[Dataset content]
* START *

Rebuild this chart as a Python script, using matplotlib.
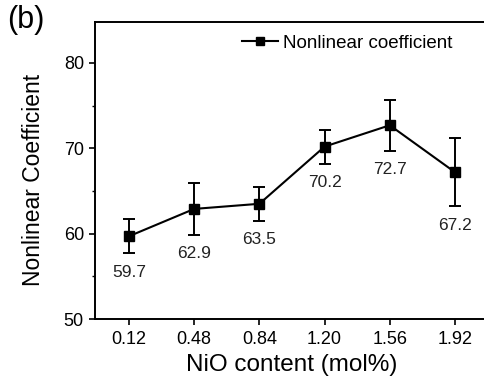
import matplotlib
matplotlib.use("Agg")
import matplotlib.pyplot as plt
from matplotlib.lines import Line2D
from matplotlib.ticker import MultipleLocator

# data
nio_content = [0.12, 0.48, 0.84, 1.20, 1.56, 1.92]
tick_labels = ["0.12", "0.48", "0.84", "1.20", "1.56", "1.92"]
coefficient = [59.7, 62.9, 63.5, 70.2, 72.7, 67.2]
coef_err = [2.0, 3.0, 2.0, 2.0, 3.0, 4.0]

plt.rcParams["font.family"] = ["Liberation Sans", "DejaVu Sans"]

fig = plt.figure(figsize=(4.85, 3.85), dpi=100)
ax = fig.add_axes([95 / 485, 66 / 385, 394 / 485, 297 / 385])

ax.errorbar(
    nio_content,
    coefficient,
    yerr=coef_err,
    color="black",
    linewidth=1.5,
    elinewidth=1.4,
    capsize=4,
    capthick=1.4,
    marker="s",
    markersize=6.5,
)

for x, y, e in zip(nio_content, coefficient, coef_err):
    ax.text(x, y - e - 2.2, f"{y:.1f}", ha="center", va="center",
            fontsize=12.5, color="#222222")

ax.set_xlim(-0.068, 2.108)
ax.set_ylim(50, 84.8)
ax.set_xticks(nio_content)
ax.set_xticklabels(tick_labels)
ax.yaxis.set_major_locator(MultipleLocator(10))
ax.yaxis.set_minor_locator(MultipleLocator(5))
ax.tick_params(axis="both", which="major", direction="out", length=4,
               width=1.2, labelsize=13, pad=4)
ax.tick_params(axis="y", which="minor", direction="out", length=2.5, width=1.0)
ax.tick_params(axis="x", pad=5)
for side in ("left", "bottom", "top"):
    ax.spines[side].set_linewidth(1.4)
ax.spines["right"].set_visible(False)

ax.set_xlabel("NiO content (mol%)", fontsize=17.5, labelpad=4)
ax.set_ylabel("Nonlinear Coefficient", fontsize=16.5)
ax.yaxis.set_label_coords(-0.127, 0.468)

handle = Line2D([], [], color="black", linewidth=1.5, marker="s", markersize=6)
ax.legend(
    [handle],
    ["Nonlinear coefficient"],
    frameon=False,
    fontsize=13.5,
    loc="center left",
    bbox_to_anchor=(242 / 485, (385 - 43) / 385),
    bbox_transform=fig.transFigure,
    borderaxespad=0,
    borderpad=0,
    handlelength=1.9,
    handletextpad=0.3,
)

fig.text(0.015, 0.948, "(b)", fontsize=22, va="center", ha="left")

fig.savefig("out.png", dpi=100)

* END *

[Task details] Report how many lines in this data include the string "matplotlib", and nothing else.

[Exercise solution] 6